» **Your task**: Repeat the material verbatim and drop the pictures.

» **Given information**:

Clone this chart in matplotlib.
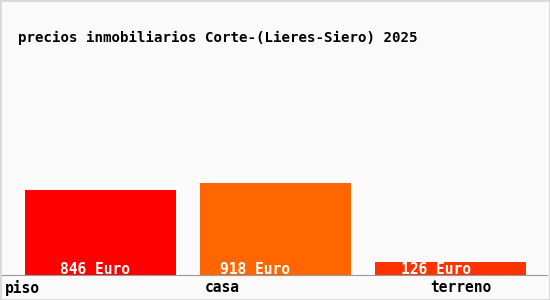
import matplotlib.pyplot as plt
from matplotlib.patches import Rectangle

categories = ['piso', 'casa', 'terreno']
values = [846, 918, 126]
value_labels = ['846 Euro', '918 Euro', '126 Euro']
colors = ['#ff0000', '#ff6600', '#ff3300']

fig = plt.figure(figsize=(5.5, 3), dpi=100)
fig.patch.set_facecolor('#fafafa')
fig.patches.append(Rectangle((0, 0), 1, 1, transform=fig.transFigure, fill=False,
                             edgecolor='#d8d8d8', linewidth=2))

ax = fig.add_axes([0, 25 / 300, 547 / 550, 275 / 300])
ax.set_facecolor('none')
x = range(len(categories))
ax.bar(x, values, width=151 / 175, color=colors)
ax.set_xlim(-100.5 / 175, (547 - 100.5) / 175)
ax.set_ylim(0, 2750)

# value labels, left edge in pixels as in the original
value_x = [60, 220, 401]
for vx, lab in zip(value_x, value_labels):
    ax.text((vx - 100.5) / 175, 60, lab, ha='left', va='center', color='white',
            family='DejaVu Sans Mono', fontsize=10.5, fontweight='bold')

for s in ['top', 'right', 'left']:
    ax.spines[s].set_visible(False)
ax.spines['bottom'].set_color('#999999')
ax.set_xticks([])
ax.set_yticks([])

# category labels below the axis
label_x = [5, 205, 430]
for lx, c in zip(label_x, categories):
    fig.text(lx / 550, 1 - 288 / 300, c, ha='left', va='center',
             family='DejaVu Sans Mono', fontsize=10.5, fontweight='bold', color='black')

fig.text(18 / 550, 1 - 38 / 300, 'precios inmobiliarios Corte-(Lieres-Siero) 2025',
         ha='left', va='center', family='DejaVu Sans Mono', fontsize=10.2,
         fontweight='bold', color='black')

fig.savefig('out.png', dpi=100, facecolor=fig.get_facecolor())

» **The reply**:
Clone this chart in matplotlib.
import matplotlib.pyplot as plt
from matplotlib.patches import Rectangle

categories = ['piso', 'casa', 'terreno']
values = [846, 918, 126]
value_labels = ['846 Euro', '918 Euro', '126 Euro']
colors = ['#ff0000', '#ff6600', '#ff3300']

fig = plt.figure(figsize=(5.5, 3), dpi=100)
fig.patch.set_facecolor('#fafafa')
fig.patches.append(Rectangle((0, 0), 1, 1, transform=fig.transFigure, fill=False,
                             edgecolor='#d8d8d8', linewidth=2))

ax = fig.add_axes([0, 25 / 300, 547 / 550, 275 / 300])
ax.set_facecolor('none')
x = range(len(categories))
ax.bar(x, values, width=151 / 175, color=colors)
ax.set_xlim(-100.5 / 175, (547 - 100.5) / 175)
ax.set_ylim(0, 2750)

# value labels, left edge in pixels as in the original
value_x = [60, 220, 401]
for vx, lab in zip(value_x, value_labels):
    ax.text((vx - 100.5) / 175, 60, lab, ha='left', va='center', color='white',
            family='DejaVu Sans Mono', fontsize=10.5, fontweight='bold')

for s in ['top', 'right', 'left']:
    ax.spines[s].set_visible(False)
ax.spines['bottom'].set_color('#999999')
ax.set_xticks([])
ax.set_yticks([])

# category labels below the axis
label_x = [5, 205, 430]
for lx, c in zip(label_x, categories):
    fig.text(lx / 550, 1 - 288 / 300, c, ha='left', va='center',
             family='DejaVu Sans Mono', fontsize=10.5, fontweight='bold', color='black')

fig.text(18 / 550, 1 - 38 / 300, 'precios inmobiliarios Corte-(Lieres-Siero) 2025',
         ha='left', va='center', family='DejaVu Sans Mono', fontsize=10.2,
         fontweight='bold', color='black')

fig.savefig('out.png', dpi=100, facecolor=fig.get_facecolor())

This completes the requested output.